Hundreds of new trees to be planted in Morpeth by council

by | Mar 20, 2017 | Featured Slider, Latest, News

Northumberland County Council is to plant more than 300 new trees in Morpeth – in part to meet a Forestry Commission requirement to replace those felled at the County Hall site.

The initiative will involve a total more than 330 new trees being planted at Deuchar Park and Stobhill over the next nine months, significantly increasing the number of trees in the town.

While native woodland tree species will form the majority of the planting, including flowering cherry, rowan, birch and oak, a range of up to 16 exotic tree species will extend and diversify the existing arboretum at Deuchar Farquar Park.

Councillor Ian Swithenbank, cabinet member for local services, said: “The tree-planting scheme forms part of our management strategy for our trees and woodlands. When we remove trees, we always seek to replant twice that number.

“It also addresses the Forestry Commission’s requirement for replanting in response to the recent felling of 90 trees at the County Hall site to make way for the new Morpeth First School. Although we remain of the view this tree felling was covered by rules that exempt open space from the need for a felling licence, we accept that the Forestry Commission does not share this interpretation and are not contesting their replanting requirements.

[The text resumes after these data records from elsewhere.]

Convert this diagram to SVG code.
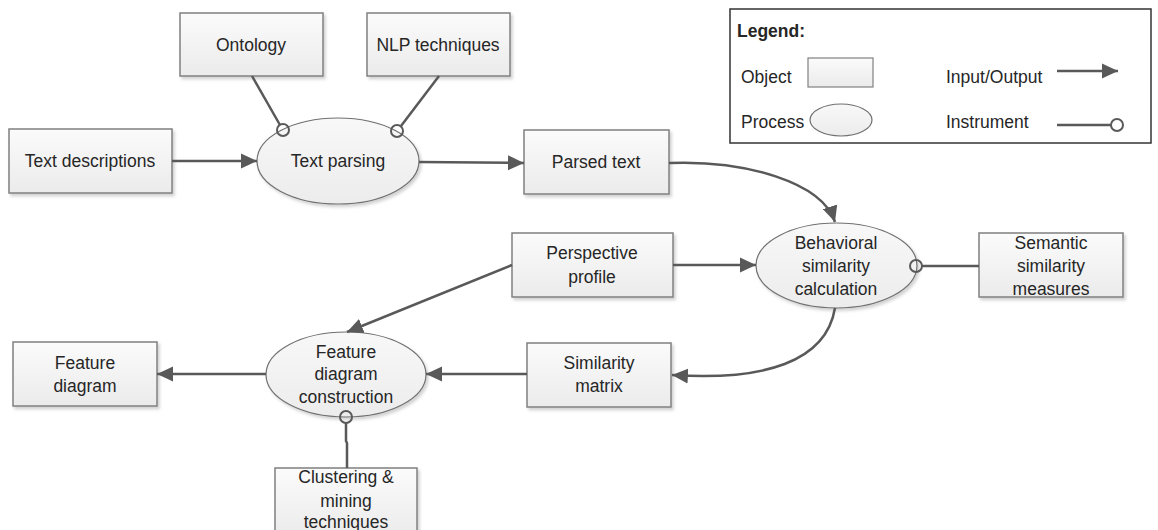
<svg xmlns="http://www.w3.org/2000/svg" width="1158" height="530" viewBox="0 0 1158 530">
<defs>
<linearGradient id="gBox" x1="0" y1="0" x2="0" y2="1"><stop offset="0" stop-color="#fbfbfb"/><stop offset="1" stop-color="#ebebeb"/></linearGradient>
<linearGradient id="gEl" x1="0" y1="0" x2="0" y2="1"><stop offset="0" stop-color="#f8f8f8"/><stop offset="1" stop-color="#ececec"/></linearGradient>
<filter id="sh" x="-10%" y="-10%" width="125%" height="130%"><feDropShadow dx="2" dy="2.5" stdDeviation="1.5" flood-color="#000" flood-opacity="0.18"/></filter>
<marker id="arr" markerUnits="userSpaceOnUse" markerWidth="18" markerHeight="16" refX="16" refY="8" orient="auto"><path d="M0,0.5 L16,8 L0,15.5 Z" fill="#595959"/></marker>
<style>
.box{fill:url(#gBox);stroke:#808080;stroke-width:1.5;filter:url(#sh)}
.el{fill:url(#gEl);stroke:#707070;stroke-width:1.2;filter:url(#sh)}
.t{font-family:"Liberation Sans",Arial,sans-serif;font-size:17.5px;fill:#262626;text-anchor:middle}
.lt{font-family:"Liberation Sans",Arial,sans-serif;font-size:17.5px;fill:#262626}
.c{fill:none;stroke:#595959;stroke-width:2.5}
.io{marker-end:url(#arr)}
.ins{fill:none;stroke:#595959;stroke-width:2}
</style>
</defs>
<rect width="1158" height="530" fill="#fff"/>

<g id="legend">
<rect x="730" y="9" width="421" height="134" fill="#fff" stroke="#333" stroke-width="1.5"/>
<text class="lt" x="737" y="37" font-weight="bold">Legend:</text>
<text class="lt" x="741" y="83">Object</text>
<rect x="808" y="58" width="65" height="29" fill="url(#gBox)" stroke="#808080" stroke-width="1.2"/>
<text class="lt" x="741" y="128">Process</text>
<ellipse cx="841" cy="120" rx="31" ry="16" fill="url(#gEl)" stroke="#707070" stroke-width="1.2"/>
<text class="lt" x="946" y="83">Input/Output</text>
<line class="c io" x1="1057" y1="71" x2="1118" y2="71"/>
<text class="lt" x="946" y="128">Instrument</text>
<line class="c" x1="1057" y1="125" x2="1111" y2="125"/>
<circle class="ins" cx="1117" cy="125" r="6" fill="#fff"/>
</g>

<g id="text-descriptions"><rect class="box" x="9" y="129" width="163" height="64"/><text class="t" x="90" y="167">Text descriptions</text></g>
<g id="ontology"><rect class="box" x="180" y="13" width="143" height="63"/><text class="t" x="251" y="51">Ontology</text></g>
<g id="nlp-techniques"><rect class="box" x="367" y="13" width="143" height="63"/><text class="t" x="438" y="51">NLP techniques</text></g>
<g id="text-parsing"><ellipse class="el" cx="338" cy="161" rx="81" ry="43"/><text class="t" x="338" y="167">Text parsing</text></g>
<g id="parsed-text"><rect class="box" x="524" y="130" width="145" height="64"/><text class="t" x="596" y="168">Parsed text</text></g>
<g id="perspective-profile"><rect class="box" x="512" y="233" width="161" height="64"/><text class="t" x="592" y="259">Perspective</text><text class="t" x="592" y="283">profile</text></g>
<g id="behavioral-similarity"><ellipse class="el" cx="836.5" cy="265.5" rx="80.5" ry="42.5"/><text class="t" x="836" y="249">Behavioral</text><text class="t" x="836" y="272">similarity</text><text class="t" x="836" y="295">calculation</text></g>
<g id="semantic-similarity"><rect class="box" x="979" y="233" width="144" height="64"/><text class="t" x="1051" y="249">Semantic</text><text class="t" x="1051" y="272">similarity</text><text class="t" x="1051" y="295">measures</text></g>
<g id="similarity-matrix"><rect class="box" x="527" y="343" width="144" height="64"/><text class="t" x="599" y="369">Similarity</text><text class="t" x="599" y="392">matrix</text></g>
<g id="feature-diagram-construction"><ellipse class="el" cx="346" cy="374.5" rx="80" ry="42.5"/><text class="t" x="346" y="358">Feature</text><text class="t" x="346" y="380">diagram</text><text class="t" x="346" y="403">construction</text></g>
<g id="feature-diagram"><rect class="box" x="13" y="342" width="144" height="64"/><text class="t" x="85" y="369">Feature</text><text class="t" x="85" y="392">diagram</text></g>
<g id="clustering-mining"><rect class="box" x="275" y="468" width="142" height="70"/><text class="t" x="346" y="483">Clustering &amp;</text><text class="t" x="346" y="507">mining</text><text class="t" x="346" y="528">techniques</text></g>

<g id="connectors">
<line class="c io" x1="172" y1="161" x2="257" y2="161"/>
<line class="c io" x1="419" y1="162" x2="524" y2="163"/>
<path class="c io" d="M669,163 C745,160 822,182 835,222"/>
<line class="c io" x1="673" y1="265" x2="756" y2="265"/>
<path class="c io" d="M835,308 C826,362 764,381 672,375"/>
<line class="c io" x1="527" y1="374" x2="426" y2="374"/>
<line class="c io" x1="512" y1="265" x2="347" y2="332"/>
<line class="c io" x1="266" y1="374" x2="157" y2="374"/>
<line class="c" x1="252" y1="76" x2="280" y2="125"/>
<line class="c" x1="439" y1="76" x2="401" y2="126"/>
<line class="c" x1="979" y1="266" x2="922" y2="266"/>
<polyline class="c" points="346,423 346,441 347,443 347,468"/>
<circle class="ins" cx="283" cy="130" r="6"/>
<circle class="ins" cx="397" cy="131" r="6"/>
<circle class="ins" cx="916" cy="266" r="6"/>
<circle class="ins" cx="346" cy="417" r="6"/>
</g>
</svg>
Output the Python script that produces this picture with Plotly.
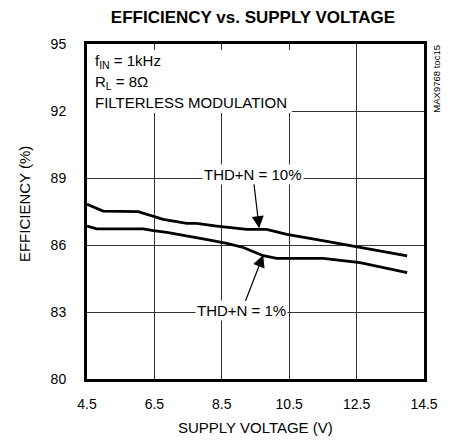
import plotly.graph_objects as go

# Data
v_thd10 = [4.5, 4.98, 6.02, 6.32, 6.76, 7.46, 7.75, 8.35, 8.74, 9.24, 9.83, 10.43, 11.41, 12.40, 14.0]
e_thd10 = [87.82, 87.52, 87.49, 87.34, 87.15, 86.97, 86.97, 86.85, 86.79, 86.70, 86.70, 86.48, 86.22, 85.95, 85.51]
v_thd1 = [4.5, 4.79, 6.17, 6.47, 6.87, 7.66, 8.15, 8.65, 9.14, 9.44, 9.73, 10.13, 11.51, 12.60, 14.0]
e_thd1 = [86.85, 86.72, 86.72, 86.64, 86.57, 86.37, 86.22, 86.07, 85.89, 85.70, 85.52, 85.40, 85.40, 85.21, 84.76]

x_ticks = [4.5, 6.5, 8.5, 10.5, 12.5, 14.5]
x_tick_text = ["4.5", "6.5", "8.5", "10.5", "12.5", "14.5"]
y_ticks = [80, 83, 86, 89, 92, 95]

FONT = "Liberation Sans, Arial, sans-serif"

fig = go.Figure()
fig.add_trace(go.Scatter(x=v_thd10, y=e_thd10, mode="lines",
                         line=dict(color="black", width=2.8), showlegend=False))
fig.add_trace(go.Scatter(x=v_thd1, y=e_thd1, mode="lines",
                         line=dict(color="black", width=2.8), showlegend=False))

# white box behind the conditions text (hides gridlines)
fig.add_shape(type="rect", xref="x", yref="y", x0=4.5, x1=10.58, y0=91.91, y1=94.73,
              fillcolor="white", line=dict(width=0), layer="between")

ann_font = dict(family=FONT, size=15, color="black")
annotations = [
    dict(text="f<sub>IN</sub> = 1kHz", x=0.018, y=0.947, xref="paper", yref="paper",
         xanchor="left", yanchor="middle", showarrow=False, font=ann_font),
    dict(text="R<sub>L</sub> = 8Ω", x=0.018, y=0.885, xref="paper", yref="paper",
         xanchor="left", yanchor="middle", showarrow=False, font=ann_font),
    dict(text="FILTERLESS MODULATION", x=0.018, y=0.825, xref="paper", yref="paper",
         xanchor="left", yanchor="middle", showarrow=False, font=ann_font),
    dict(text="MAX9768 toc15", x=1.038, y=0.896, xref="paper", yref="paper",
         xanchor="center", yanchor="middle", textangle=-90, showarrow=False,
         font=dict(family=FONT, size=9.5, color="black")),
    dict(text="THD+N = 10%", x=9.61, y=86.75, ax=9.42, ay=89.16, xref="x", yref="y",
         axref="x", ayref="y", showarrow=True, arrowhead=2, arrowsize=2, arrowwidth=1.2,
         arrowcolor="black", bgcolor="white", borderpad=1, font=ann_font),
    dict(text="THD+N = 1%", x=9.73, y=85.55, ax=9.09, ay=83.06, xref="x", yref="y",
         axref="x", ayref="y", showarrow=True, arrowhead=2, arrowsize=2, arrowwidth=1.2,
         arrowcolor="black", bgcolor="white", borderpad=1, font=ann_font),
    dict(text="SUPPLY VOLTAGE (V)", x=0.5, y=-0.146, xref="paper", yref="paper",
         xanchor="center", yanchor="middle", showarrow=False, font=ann_font),
    dict(text="EFFICIENCY (%)", x=-0.187, y=0.522, xref="paper", yref="paper",
         xanchor="center", yanchor="middle", textangle=-90, showarrow=False, font=ann_font),
]

fig.update_layout(
    width=443, height=435,
    margin=dict(l=79, r=27, t=36, b=64),
    paper_bgcolor="white", plot_bgcolor="white",
    title=dict(text="<b>EFFICIENCY vs. SUPPLY VOLTAGE</b>", x=0.4926, xref="paper",
               y=1 - 9.5 / 435, yref="container", xanchor="center", yanchor="middle",
               font=dict(family=FONT, size=17, color="black")),
    annotations=annotations,
    font=dict(family=FONT, size=15, color="black"),
)
fig.update_xaxes(range=[4.5, 14.5], tickvals=x_ticks, ticktext=x_tick_text,
                 showgrid=True, gridcolor="#333", gridwidth=1,
                 showline=True, linecolor="black", linewidth=3, mirror=True,
                 ticks="", ticklabelstandoff=10, zeroline=False,
                 tickfont=dict(family=FONT, size=14, color="black"))
fig.update_yaxes(range=[80, 95], tickvals=y_ticks,
                 showgrid=True, gridcolor="#333", gridwidth=1,
                 showline=True, linecolor="black", linewidth=3, mirror=True,
                 ticks="", ticklabelstandoff=15, zeroline=False,
                 tickfont=dict(family=FONT, size=14, color="black"))

fig.write_html("out.html")
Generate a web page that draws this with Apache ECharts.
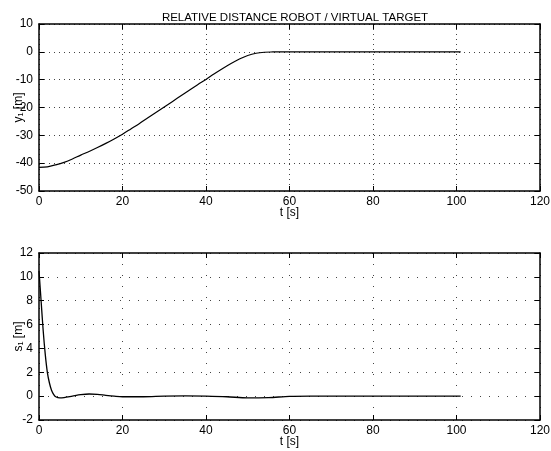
<!DOCTYPE html>
<html>
<head>
<meta charset="utf-8">
<script src="https://cdn.jsdelivr.net/npm/echarts@6/dist/echarts.min.js"></script>
<style>html,body{margin:0;padding:0;background:#fff}#c{width:551px;height:451px}</style>
</head>
<body>
<div id="c"></div>
<script>
const titleText = 'RELATIVE DISTANCE ROBOT / VIRTUAL TARGET';
const xName = 't [s]';
const y1Name = 'y\u2081 [m]';
const s1Name = 's\u2081 [m]';

const tTop = [0, 2, 4, 6, 8, 10, 12, 14, 16, 18, 20, 22, 24, 26, 28, 30, 32, 34, 36, 38, 40, 42, 44, 46, 48, 50, 52, 54, 56, 58, 60, 70, 80, 90, 101];
const yTop = [-41.5, -41.3, -40.6, -39.7, -38.5, -37.1, -35.8, -34.4, -32.9, -31.3, -29.6, -27.7, -25.8, -23.8, -21.8, -19.8, -17.8, -15.8, -13.8, -11.8, -9.9, -7.9, -6.0, -4.2, -2.6, -1.3, -0.5, -0.15, -0.05, 0, 0, 0, 0, 0, 0];

const tBot = [0, 0.5, 1, 1.5, 2, 2.5, 3, 3.5, 4, 5, 6, 8, 10, 12, 14, 16, 18, 20, 25, 30, 35, 40, 45, 50, 55, 60, 65, 70, 80, 90, 101];
const sBot = [10.5, 8.0, 5.5, 3.5, 2.0, 1.1, 0.5, 0.15, -0.05, -0.15, -0.12, 0, 0.12, 0.18, 0.15, 0.07, 0, -0.05, -0.05, 0, 0.02, 0, -0.05, -0.15, -0.12, -0.02, 0, 0, 0, 0, 0];

const font = "'Liberation Sans', Arial, Helvetica, sans-serif";
const chart = echarts.init(document.getElementById('c'), null, {renderer: 'canvas'});

function xAx(gi, pos, show, name, gridDash) {
  return {
    type: 'value', gridIndex: gi, position: pos, min: 0, max: 120, interval: 20,
    name: show ? name : '', nameLocation: 'middle', nameGap: 16, nameMoveOverlap: false,
    nameTextStyle: {color: '#000', fontSize: 12, fontFamily: font},
    axisLine: {show: true, onZero: false, lineStyle: {color: '#000', width: 1.5}},
    axisTick: {show: true, inside: true, length: 5, lineStyle: {color: '#000'}},
    axisLabel: {show: show, color: '#000', fontSize: 12, fontFamily: font, margin: 5},
    splitLine: {show: show, lineStyle: {color: '#444', type: gridDash, width: 1}}
  };
}
function yAx(gi, pos, show, name, min, max, iv, gridDash) {
  return {
    type: 'value', gridIndex: gi, position: pos, min: min, max: max, interval: iv,
    name: show ? name : '', nameLocation: 'middle', nameGap: 14, nameRotate: 90, nameMoveOverlap: false,
    nameTextStyle: {color: '#000', fontSize: 12, fontFamily: font},
    axisLine: {show: true, onZero: false, lineStyle: {color: '#000', width: 1.5}},
    axisTick: {show: true, inside: true, length: 5, lineStyle: {color: '#000'}},
    axisLabel: {show: show, color: '#000', fontSize: 12, fontFamily: font, margin: 6},
    splitLine: {show: show, lineStyle: {color: '#444', type: gridDash, width: 1}}
  };
}

chart.setOption({
  animation: false,
  backgroundColor: '#fff',
  title: {text: titleText, left: 290, top: 7, textAlign: 'center',
    textStyle: {fontSize: 11.5, fontWeight: 'normal', color: '#000', fontFamily: font}},
  grid: [
    {left: 39, right: 11, top: 24, height: 167, containLabel: false, outerBoundsMode: 'none'},
    {left: 39, right: 11, top: 253, height: 167, containLabel: false, outerBoundsMode: 'none'}
  ],
  xAxis: [
    xAx(0, 'bottom', true, xName, [1, 4]),
    xAx(0, 'top', false, '', [1, 4]),
    xAx(1, 'bottom', true, xName, [1, 10]),
    xAx(1, 'top', false, '', [1, 10])
  ],
  yAxis: [
    yAx(0, 'left', true, y1Name, -50, 10, 10, [1, 4]),
    yAx(0, 'right', false, '', -50, 10, 10, [1, 4]),
    yAx(1, 'left', true, s1Name, -2, 12, 2, [1, 8]),
    yAx(1, 'right', false, '', -2, 12, 2, [1, 8])
  ],
  series: [
    {type: 'line', xAxisIndex: 0, yAxisIndex: 0, showSymbol: false, smooth: 0.3,
      lineStyle: {color: '#000', width: 1.2},
      data: tTop.map((t, i) => [t, yTop[i]])},
    {type: 'line', xAxisIndex: 2, yAxisIndex: 2, showSymbol: false, smooth: 0.3,
      lineStyle: {color: '#000', width: 1.3},
      data: tBot.map((t, i) => [t, sBot[i]])}
  ]
});
</script>
</body>
</html>
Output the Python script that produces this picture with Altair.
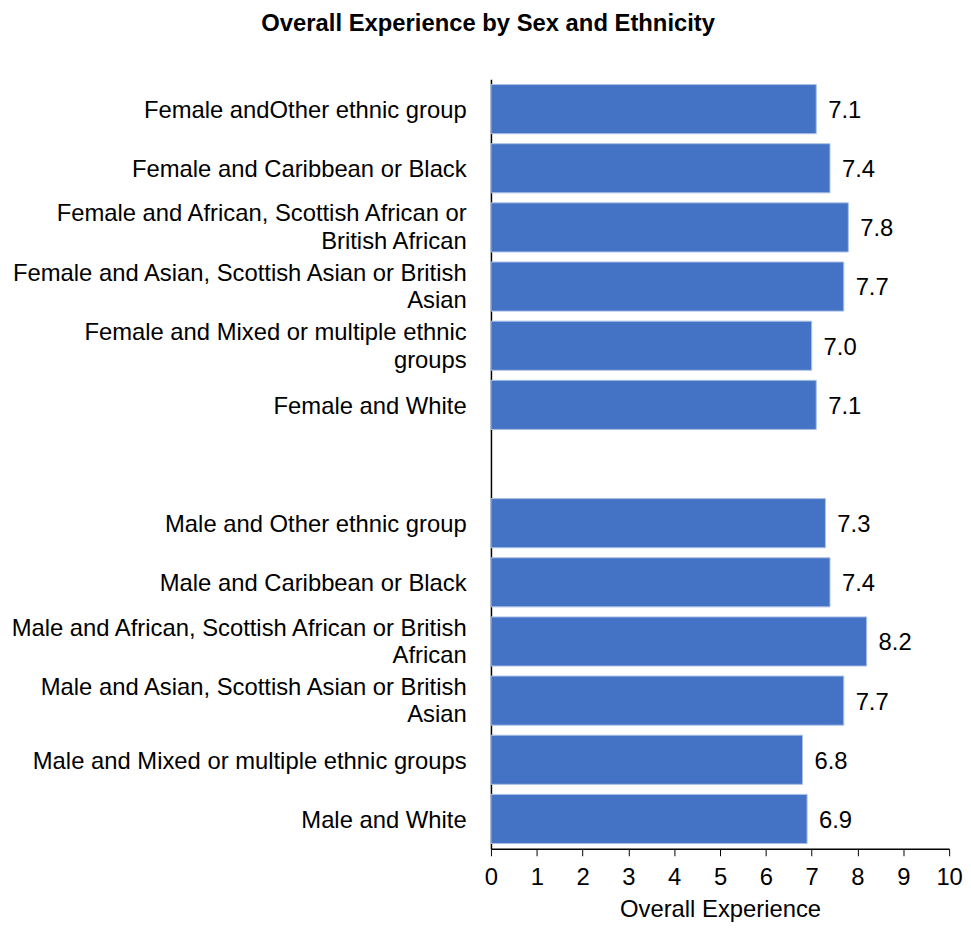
import altair as alt
import pandas as pd

# "|" marks where the long labels wrap onto a second line
groups = [
    "Female andOther ethnic group",
    "Female and Caribbean or Black",
    "Female and African, Scottish African or|British African",
    "Female and Asian, Scottish Asian or British|Asian",
    "Female and Mixed or multiple ethnic|groups",
    "Female and White",
    "Male and Other ethnic group",
    "Male and Caribbean or Black",
    "Male and African, Scottish African or British|African",
    "Male and Asian, Scottish Asian or British|Asian",
    "Male and Mixed or multiple ethnic groups",
    "Male and White",
]
scores = [7.1, 7.4, 7.8, 7.7, 7.0, 7.1, 7.3, 7.4, 8.2, 7.7, 6.8, 6.9]

# empty slot between the female and male blocks
order = groups[:6] + [" "] + groups[6:]

source = pd.DataFrame({"group": groups, "score": scores})

FONT = "Liberation Sans"

y_enc = alt.Y(
    "group:N",
    sort=order,
    scale=alt.Scale(domain=order, paddingInner=0.17, paddingOuter=0.09),
    axis=alt.Axis(
        title=None,
        ticks=False,
        labelExpr="split(datum.label, '|')",
        labelOffset={"expr": "indexof(datum.label, '|') >= 0 ? -13 : 2"},
        labelFontSize=24,
        labelFont=FONT,
        labelColor="black",
        labelPadding=25,
        labelLineHeight=28,
        labelLimit=600,
        domainColor="black",
        domainWidth=1.5,
    ),
)

x_enc = alt.X(
    "score:Q",
    scale=alt.Scale(domain=[0, 10], nice=False),
    axis=alt.Axis(
        title="Overall Experience",
        values=list(range(0, 11)),
        format="d",
        grid=False,
        tickSize=7,
        tickColor="black",
        domainColor="black",
        domainWidth=1.5,
        labelFontSize=24,
        labelFont=FONT,
        labelColor="black",
        labelFlush=False,
        labelPadding=10,
        titleFontSize=24,
        titleFont=FONT,
        titleFontWeight="normal",
        titleColor="black",
        titlePadding=8,
    ),
)

bars = alt.Chart(source).mark_bar(
    color="#4472C4", stroke="#a9bfe8", strokeWidth=1
).encode(x=x_enc, y=y_enc)

labels = alt.Chart(source).mark_text(
    align="left", baseline="middle", dx=12, dy=2, font=FONT, fontSize=24, color="black"
).encode(
    x="score:Q",
    y=alt.Y("group:N", sort=order),
    text=alt.Text("score:Q", format=".1f"),
)

chart = (
    (bars + labels)
    .properties(
        width=462,
        height=776,
        padding=0,
        title=alt.TitleParams(
            "Overall Experience by Sex and Ethnicity",
            font=FONT,
            fontSize=24,
            fontWeight="bold",
            color="black",
            anchor="start",
            frame="bounds",
            dx=255,
            offset=44,
        ),
    )
    .configure_view(strokeWidth=0)
)

chart.save("out.html", embed_options={"renderer": "svg", "actions": False})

“We are happy to bring forward plans to improve the tree cover in this area of the town and will be planting more than three times the amount we removed.”

Earlier this month, planning permission was minded to be approved for a new Morpeth First School on the County Hall site, which would make the removal of the trees necessary. However, it was confirmed last week that as part of government intervention, a holding direction has been issued ‘in order that no decisions can be issued while a full assessment for call-in is undertaken’.

Councillor Joan Tebbutt, of Morpeth Town Council, and a member of the South Morpeth Coalition, said: “The conclusion of the Forestry Commission investigation comes as no surprise. The trees should not have been felled ahead of the planning application for the school being determined.

“This application is now with the Secretary of State, along with the applications for an edge-of-town retail park and 200 houses on the same site. The council will have felled 90 healthy trees for no reason and wasted taxpayers’ money if the Secretary of State agrees with the 1,731 Morpeth residents who objected to this ill-thought-out mix.”

Following the planning committee decision, council leader Grant Davey, said: “We live in a democracy and people have every right to protest, but the Government is clear that neighborhood plans are not there to prevent development from taking place. As a council, we are committed to supporting the creation of thousands of new jobs and with that brings the need for more housing and the requirements that brings, such as places to shop and eat.”